Smith was always a magazine girl, having started her career in 1989. She gave a shout-out to two trailblazing Black women in the magazine industry: Right On! magazine editorial director Cynthia Horner and Susan Taylor, who was editor-in-chief of Essence. “Cynthia Horner was creating Right On! magazine when we didn’t have much of anything, especially as teenagers,” Smith remembered. “She is probably the first Black woman editor-in-chief that I saw with my own eyes.”

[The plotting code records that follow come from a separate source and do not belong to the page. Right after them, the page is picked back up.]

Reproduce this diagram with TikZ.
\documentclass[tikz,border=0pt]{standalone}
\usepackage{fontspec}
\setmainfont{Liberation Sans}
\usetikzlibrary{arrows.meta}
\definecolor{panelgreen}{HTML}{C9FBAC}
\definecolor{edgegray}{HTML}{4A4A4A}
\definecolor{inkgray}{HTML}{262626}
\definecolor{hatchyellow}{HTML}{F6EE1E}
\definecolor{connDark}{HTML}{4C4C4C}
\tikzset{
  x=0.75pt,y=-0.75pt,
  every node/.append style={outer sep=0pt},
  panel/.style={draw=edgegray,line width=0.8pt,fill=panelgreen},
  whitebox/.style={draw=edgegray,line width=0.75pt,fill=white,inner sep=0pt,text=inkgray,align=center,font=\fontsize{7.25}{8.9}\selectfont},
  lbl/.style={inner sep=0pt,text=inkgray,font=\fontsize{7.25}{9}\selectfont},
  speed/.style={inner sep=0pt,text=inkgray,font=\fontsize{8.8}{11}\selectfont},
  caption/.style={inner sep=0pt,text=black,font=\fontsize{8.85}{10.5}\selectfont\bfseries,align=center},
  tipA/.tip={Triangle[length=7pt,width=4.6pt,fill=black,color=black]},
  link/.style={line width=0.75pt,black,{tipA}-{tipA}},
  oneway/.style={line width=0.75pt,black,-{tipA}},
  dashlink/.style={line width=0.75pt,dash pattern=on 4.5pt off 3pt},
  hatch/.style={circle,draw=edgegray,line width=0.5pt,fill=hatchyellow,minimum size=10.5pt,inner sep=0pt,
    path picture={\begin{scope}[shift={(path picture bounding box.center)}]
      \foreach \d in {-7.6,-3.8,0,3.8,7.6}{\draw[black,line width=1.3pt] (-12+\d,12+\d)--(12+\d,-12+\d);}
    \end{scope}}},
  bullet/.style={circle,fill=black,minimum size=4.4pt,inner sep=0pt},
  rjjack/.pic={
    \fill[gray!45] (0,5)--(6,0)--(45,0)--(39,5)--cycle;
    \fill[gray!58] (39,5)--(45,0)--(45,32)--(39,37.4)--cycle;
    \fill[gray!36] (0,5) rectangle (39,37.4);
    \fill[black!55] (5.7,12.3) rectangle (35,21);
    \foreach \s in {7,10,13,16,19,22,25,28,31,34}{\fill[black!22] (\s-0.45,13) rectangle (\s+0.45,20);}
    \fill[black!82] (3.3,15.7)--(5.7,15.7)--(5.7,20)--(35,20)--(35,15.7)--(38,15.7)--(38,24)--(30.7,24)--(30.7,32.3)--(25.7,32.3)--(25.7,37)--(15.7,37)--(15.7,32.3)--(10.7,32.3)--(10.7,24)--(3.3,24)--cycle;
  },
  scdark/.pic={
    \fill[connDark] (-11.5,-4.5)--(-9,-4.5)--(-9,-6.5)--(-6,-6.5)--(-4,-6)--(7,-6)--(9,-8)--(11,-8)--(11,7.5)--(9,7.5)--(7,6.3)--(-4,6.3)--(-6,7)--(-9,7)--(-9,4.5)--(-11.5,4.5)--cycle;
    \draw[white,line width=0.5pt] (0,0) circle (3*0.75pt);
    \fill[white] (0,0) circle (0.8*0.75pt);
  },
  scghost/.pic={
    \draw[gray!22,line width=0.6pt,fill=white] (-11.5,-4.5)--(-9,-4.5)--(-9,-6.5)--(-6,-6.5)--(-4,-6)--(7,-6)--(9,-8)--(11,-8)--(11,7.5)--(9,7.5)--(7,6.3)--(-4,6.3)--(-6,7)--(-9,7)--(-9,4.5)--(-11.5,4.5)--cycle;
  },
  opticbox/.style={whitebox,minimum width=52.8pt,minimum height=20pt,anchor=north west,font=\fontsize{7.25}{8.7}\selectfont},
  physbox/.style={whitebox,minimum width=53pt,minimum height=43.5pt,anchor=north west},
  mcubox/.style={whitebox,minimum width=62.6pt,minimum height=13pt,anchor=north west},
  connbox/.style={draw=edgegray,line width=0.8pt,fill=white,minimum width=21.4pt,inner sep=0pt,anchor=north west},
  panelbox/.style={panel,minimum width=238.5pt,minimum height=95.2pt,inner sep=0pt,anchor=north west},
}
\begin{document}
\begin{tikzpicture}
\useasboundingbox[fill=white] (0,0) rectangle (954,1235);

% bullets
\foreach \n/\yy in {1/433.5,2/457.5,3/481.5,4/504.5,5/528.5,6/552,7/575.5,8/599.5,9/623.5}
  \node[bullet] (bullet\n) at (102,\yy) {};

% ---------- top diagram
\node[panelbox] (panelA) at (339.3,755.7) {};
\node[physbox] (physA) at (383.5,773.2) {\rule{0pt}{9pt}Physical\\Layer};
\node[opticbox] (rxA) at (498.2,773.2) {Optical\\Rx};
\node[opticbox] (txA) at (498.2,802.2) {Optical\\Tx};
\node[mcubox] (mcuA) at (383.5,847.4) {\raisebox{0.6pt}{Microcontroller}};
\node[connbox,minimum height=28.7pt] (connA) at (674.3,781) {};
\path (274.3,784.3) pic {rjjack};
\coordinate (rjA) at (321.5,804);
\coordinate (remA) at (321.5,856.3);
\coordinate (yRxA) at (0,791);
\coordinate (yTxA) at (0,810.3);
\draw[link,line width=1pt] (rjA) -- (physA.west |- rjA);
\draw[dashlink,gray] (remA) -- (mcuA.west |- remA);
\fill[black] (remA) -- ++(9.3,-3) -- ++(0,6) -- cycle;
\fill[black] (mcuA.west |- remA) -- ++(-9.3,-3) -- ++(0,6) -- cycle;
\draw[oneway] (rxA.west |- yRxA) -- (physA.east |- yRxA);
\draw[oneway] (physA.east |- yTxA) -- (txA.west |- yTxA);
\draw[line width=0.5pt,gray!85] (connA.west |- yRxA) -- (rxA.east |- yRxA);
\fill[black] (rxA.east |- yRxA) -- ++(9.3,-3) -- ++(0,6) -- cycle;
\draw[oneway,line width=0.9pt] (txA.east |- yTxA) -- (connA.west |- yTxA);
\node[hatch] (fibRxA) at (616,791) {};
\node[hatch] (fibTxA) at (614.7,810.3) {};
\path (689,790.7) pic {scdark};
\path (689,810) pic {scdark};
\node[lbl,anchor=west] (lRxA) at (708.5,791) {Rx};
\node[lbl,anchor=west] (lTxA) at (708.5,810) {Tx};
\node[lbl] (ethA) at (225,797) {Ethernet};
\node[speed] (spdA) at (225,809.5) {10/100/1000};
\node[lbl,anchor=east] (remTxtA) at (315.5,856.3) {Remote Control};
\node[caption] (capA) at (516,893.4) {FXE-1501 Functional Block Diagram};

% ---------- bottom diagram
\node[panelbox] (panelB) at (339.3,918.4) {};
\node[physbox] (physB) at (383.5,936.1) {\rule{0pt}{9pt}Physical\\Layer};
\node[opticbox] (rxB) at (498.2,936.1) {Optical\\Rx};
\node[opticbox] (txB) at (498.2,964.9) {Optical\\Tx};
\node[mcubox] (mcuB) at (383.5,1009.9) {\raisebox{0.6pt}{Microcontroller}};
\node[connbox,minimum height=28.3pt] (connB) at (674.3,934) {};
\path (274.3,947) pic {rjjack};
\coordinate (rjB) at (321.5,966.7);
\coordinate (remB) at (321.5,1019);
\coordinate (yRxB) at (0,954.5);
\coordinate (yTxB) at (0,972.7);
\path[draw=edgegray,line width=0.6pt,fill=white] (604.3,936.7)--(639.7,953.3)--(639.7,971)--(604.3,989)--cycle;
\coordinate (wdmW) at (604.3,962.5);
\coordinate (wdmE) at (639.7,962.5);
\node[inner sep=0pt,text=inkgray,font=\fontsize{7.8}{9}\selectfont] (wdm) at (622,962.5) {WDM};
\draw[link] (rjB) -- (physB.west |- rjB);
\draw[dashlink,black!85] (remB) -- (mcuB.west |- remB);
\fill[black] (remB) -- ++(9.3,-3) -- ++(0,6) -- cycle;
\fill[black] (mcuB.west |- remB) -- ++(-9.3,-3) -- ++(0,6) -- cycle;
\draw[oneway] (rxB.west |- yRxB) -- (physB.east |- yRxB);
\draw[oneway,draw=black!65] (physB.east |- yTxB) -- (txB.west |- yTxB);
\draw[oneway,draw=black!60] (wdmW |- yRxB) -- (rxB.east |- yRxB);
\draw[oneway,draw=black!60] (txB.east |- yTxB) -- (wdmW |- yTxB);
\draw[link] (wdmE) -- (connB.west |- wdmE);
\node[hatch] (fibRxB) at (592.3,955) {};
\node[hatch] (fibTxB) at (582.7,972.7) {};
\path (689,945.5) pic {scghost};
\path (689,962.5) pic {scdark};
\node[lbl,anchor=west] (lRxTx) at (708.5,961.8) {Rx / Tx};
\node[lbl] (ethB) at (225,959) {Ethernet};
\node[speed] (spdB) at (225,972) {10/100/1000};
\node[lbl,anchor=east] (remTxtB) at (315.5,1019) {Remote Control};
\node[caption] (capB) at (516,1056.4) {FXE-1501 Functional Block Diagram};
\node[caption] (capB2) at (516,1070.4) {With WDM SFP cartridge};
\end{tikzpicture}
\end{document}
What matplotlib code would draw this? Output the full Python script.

In the early ’90s, Smith served as the music editor of SF Weekly and was freelancing as a reporter for Spin, where she wrote a pop culture/music column called “Dreaming America.” In 1993, she moved to New York to become R&B editor at Billboard magazine. From 1994 to 1996, she joined Vibe Media Group as a music editor until she took a break to pursue an arts fellowship at Northwestern’s Medill School of Journalism. This was the era when her good friends
Tupac Shakur and Biggie Smalls were killed. A time when mainstream media tried to convince everyone that hip-hop was dead. In 1997, Smith was promoted as the first Black and woman editor-in-chief of Vibe and vibe.com. People were in mourning. So she put Kirk Franklin on the cover.“I was just working,” said Smith. “For the most part, happily so.” Though messages of self-care and rest are much louder today, Smith was proud to walk into the Vibe office every morning, where she worked with some of the “best” and “brilliant” multicultural people. Mostly Black people. “Black music needed me. I literally had a place in which I was allowed to be as creative as I could be and was rewarded for that,” she said. “I was living.”
The ’90s and 2000s were both tragic and uplifting. “When Lauryn Hill won all the Grammys. When Outkast won, also for Album of the Year. These are huge celebratory moments in culture,” Smith recalled. “The
ups and downs of Snoop’s career… Destiny’s Child. And that shifting into Beyoncé’s solo career… The neo-soul movement. Erykah Badu on the cover. The T.I. covers….” and the rest is history.Smith is proud to have witnessed it all. But her advocacy journey came with challenges. She called it a “crisis of confidence.” Those who worked with Smith recognized her as a confident woman. “She is. And she isn’t,” Smith said. In her 20s, she had to get her confidence together. “I had to deal with the fact that men were not interested in a Black woman writing about rap music and hip-hop culture.”
Decades later, Smith is still on an incredible journey of rhythm, resilience, and the power of Black culture. She has been a producer and writer at ESPN and a contributor to numerous publications. Currently she hosts Black Girl Songbook, a music talk show highlighting Black women artists.
“It’s a calling, and I am committed,” Smith declared. “I am in service of Black culture.”